Without the host country’s agreement, particularly in advance, such a plan is effectively an invasion. That is how it would be perceived and how it would be addressed.
If an island wants to relocate because it is going under the ocean, they would be far better off pleading with the international community for sympathy. Or finding some other small island country to take over.
This has been an interesting discussion – I thank several posters for the possible legal angles. I have nothing substantive to contribute, but I did want to point out that:
the Maya are a poorly chosen example for this occurrence. They in fact were one of the top five Amerindian cultures which survived the past millenium quite intact, with several million speakers of various Maya languages living today in a large area from Yucatan to western Honduras. I know that was sort of TruCelt’s point, but since we’re talking about “states” which did disappear or move en masse, there are many other Amerindian examples which would work better.

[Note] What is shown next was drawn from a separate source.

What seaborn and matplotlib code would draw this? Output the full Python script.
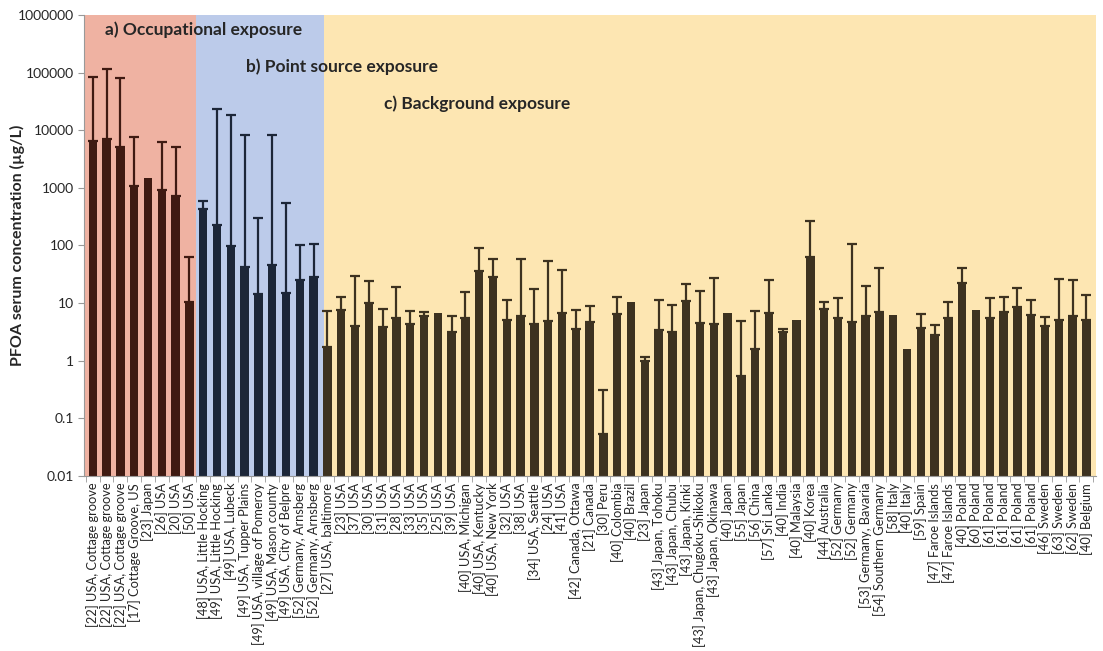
# PFOA serum concentrations by study - log bar chart
import numpy as np
import pandas as pd
import matplotlib
matplotlib.use("Agg")
import matplotlib.pyplot as plt
import seaborn as sns

# ---------------------------------------------------
# Data
# ---------------------------------------------------

occupational_labels = [
    "[22] USA, Cottage groove", "[22] USA, Cottage groove", "[22] USA, Cottage groove",
    "[17] Cottage Groove, US", "[23] Japan", "[26] USA", "[20] USA", "[50] USA",
]
occupational_values = [6400, 7000, 5100, 1090, 1470, 930, 710, 10.4]
occupational_upper = [83000, 116000, 80000, 7600, np.nan, 6300, 5200, 63]

point_labels = [
    "[48] USA, Little Hocking", "[49] USA, Little Hocking", "[49] USA, Lubeck",
    "[49] USA, Tupper Plains", "[49] USA, village of Pomeroy", "[49] USA, Mason county",
    "[49] USA, City of Belpre", "[52] Germany, Arnsberg", "[52] Germany, Arnsberg",
]
point_values = [435, 230, 96, 42, 14.5, 45, 15, 25.5, 28.5]
point_upper = [590, 23000, 18000, 8400, 300, 8100, 545, 102, 105]

background_labels = [
    "[27] USA, baltimore", "[23] USA", "[37] USA", "[30] USA", "[31] USA", "[28] USA",
    "[33] USA", "[35] USA", "[25] USA", "[39] USA", "[40] USA, Michigan",
    "[40] USA, Kentucky", "[40] USA, New York", "[32] USA", "[38] USA",
    "[34] USA, Seattle", "[24] USA", "[41] USA", "[42] Canada, Ottawa", "[21] Canada",
    "[30] Peru", "[40] Colombia", "[40] Brazil", "[23] Japan", "[43] Japan, Tohoku",
    "[43] Japan, Chubu", "[43] Japan, Kinki", "[43] Japan, Chugoku-Shikoku",
    "[43] Japan, Okinawa", "[40] Japan", "[55] Japan", "[56] China", "[57] Sri Lanka",
    "[40] India", "[40] Malaysia", "[40] Korea", "[44] Australia", "[52] Germany",
    "[52] Germany", "[53] Germany, Bavaria", "[54] Southern Germany", "[58] Italy",
    "[40] Italy", "[59] Spain", "[47] Faroe Islands", "[47] Faroe Islands",
    "[40] Poland", "[60] Poland", "[61] Poland", "[61] Poland", "[61] Poland",
    "[61] Poland", "[46] Sweden", "[63] Sweden", "[62] Sweden", "[40] Belgium",
]
background_values = [
    1.7, 7.5, 4.05, 10, 3.9, 5.4, 4.3, 6.0, 6.7, 3.1, 5.4,
    36.5, 28.7, 5.1, 5.9, 4.4, 4.8, 6.8, 3.6, 4.6,
    0.054, 6.5, 10.4, 0.98, 3.45, 3.1, 10.7, 4.5,
    4.3, 6.7, 0.55, 1.57, 6.7, 3.2, 5.1, 63, 8.0, 5.4,
    4.7, 6.0, 7.0, 6.2, 1.57, 3.7, 2.75, 5.4,
    22.3, 7.7, 5.4, 7.0, 8.7, 6.2, 3.95, 5.0, 6.0, 5.1,
]
background_upper = [
    7.4, 12.6, 29, 24, 7.9, 18.7, 7.4, 7.0, np.nan, 6.0, 15.4,
    90, 58, 11.1, 58, 17.3, 54, 37, 7.5, 9.0,
    0.31, 12.6, np.nan, 1.17, 11.5, 9.4, 21.7, 16.2,
    27, np.nan, 4.8, 7.4, 24.7, 3.6, np.nan, 262, 10.3, 12,
    105, 20, 41, np.nan, np.nan, 6.5, 4.2, 10.3,
    41, np.nan, 12, 12.8, 18.5, 11.1, 5.65, 25.7, 25, 13.6,
]

groups = ["Occupational", "Point source", "Background"]
bar_colors = ["#3f1a12", "#1c2638", "#3d3220"]
span_colors = ["#efb2a2", "#bccbea", "#fde6b2"]

df = pd.DataFrame({
    "label": occupational_labels + point_labels + background_labels,
    "value": occupational_values + point_values + background_values,
    "upper": occupational_upper + point_upper + background_upper,
    "group": ([groups[0]] * len(occupational_labels) + [groups[1]] * len(point_labels)
              + [groups[2]] * len(background_labels)),
})
df["study"] = [f"{i:02d}" for i in range(len(df))]

# ---------------------------------------------------
# Plot
# ---------------------------------------------------

sns.set_style("ticks")
plt.rcParams["font.family"] = ["Lato", "DejaVu Sans"]

fig, ax = plt.subplots(figsize=(11.03, 6.51), dpi=100)
fig.subplots_adjust(left=0.076, right=0.9937, top=0.977, bottom=0.269)

# shaded exposure regions
n1 = len(occupational_labels)
n2 = n1 + len(point_labels)
ax.axvspan(-0.7, n1 - 0.5, color=span_colors[0], zorder=0, lw=0)
ax.axvspan(n1 - 0.5, n2 - 0.25, color=span_colors[1], zorder=0, lw=0)
ax.axvspan(n2 - 0.25, len(df), color=span_colors[2], zorder=0, lw=0)

sns.barplot(data=df, x="study", y="value", hue="group", palette=bar_colors,
            hue_order=groups, dodge=False, width=0.6, saturation=1, linewidth=0,
            legend=False, ax=ax, zorder=2)
ax.set_yscale("log")

# upper error bars
for g, c in zip(groups, bar_colors):
    sub = df[(df["group"] == g) & df["upper"].notna()]
    xpos = sub.index.to_numpy()
    ax.errorbar(xpos, sub["value"], yerr=[np.zeros(len(sub)), sub["upper"] - sub["value"]],
                fmt="none", ecolor=c, elinewidth=1.6, capsize=3.5, capthick=1.6, zorder=3)

ax.set_ylim(0.01, 1e6)
ax.set_xlim(-0.65, len(df) - 0.3)
ticks = [0.01, 0.1, 1, 10, 100, 1000, 10000, 100000, 1000000]
ax.set_yticks(ticks)
ax.set_yticklabels(["0.01", "0.1", "1", "10", "100", "1000", "10000", "100000", "1000000"],
                   fontsize=10)
ax.yaxis.set_minor_locator(matplotlib.ticker.NullLocator())

ax.set_xticks(range(len(df)))
ax.set_xticklabels(df["label"], rotation=90, fontsize=9.3)
ax.tick_params(axis="x", length=0, pad=5)
ax.set_xticks(np.arange(-0.5, len(df), 1), minor=True)
ax.tick_params(axis="x", which="minor", length=4, color="#999999")
ax.tick_params(axis="y", length=4, color="#999999", pad=3)

ax.set_xlabel("")
ax.set_ylabel("PFOA serum concentration (µg/L)", fontsize=11.5, fontweight="bold",
              labelpad=6)
ax.yaxis.set_label_coords(-0.058, 0.5)

for side in ["top", "right"]:
    ax.spines[side].set_visible(False)
for side in ["left", "bottom"]:
    ax.spines[side].set_color("#999999")

# region titles
ax.text(0.021, 0.967, "a) Occupational exposure", transform=ax.transAxes,
        fontsize=12.5, fontweight="bold", va="center")
ax.text(0.160, 0.887, "b) Point source exposure", transform=ax.transAxes,
        fontsize=12.5, fontweight="bold", va="center")
ax.text(0.297, 0.807, "c) Background exposure", transform=ax.transAxes,
        fontsize=12.5, fontweight="bold", va="center")

plt.savefig("out.png", dpi=100)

They don’t qualify as a nation/state, but all inhabitants of the Bikini Atoll were moved to the Rongerik Atoll to facilitate nuclear weapons tests. There were about 200 people on the atoll at this point. Some of the population was moved back to Bikini in 1968, but enough Strontium-90 turned up in their bodies that they were evacuated again.
The Bikini and Rongerik Atolls are part of the Republic of the Marshall Islands, which was a US territory in WWII and has had varying degrees of autonomy from then until the Carter administration. “Country” is a pretty vague term and means different things in different parts of the world. The Aswan Dam in Egypt and the Trail of Tears/Indian Removal Act in 19th Century US all involved a lot more people, but the Bikini Islanders were an isolated (though small) culture transplanted in its entirety from one location to another.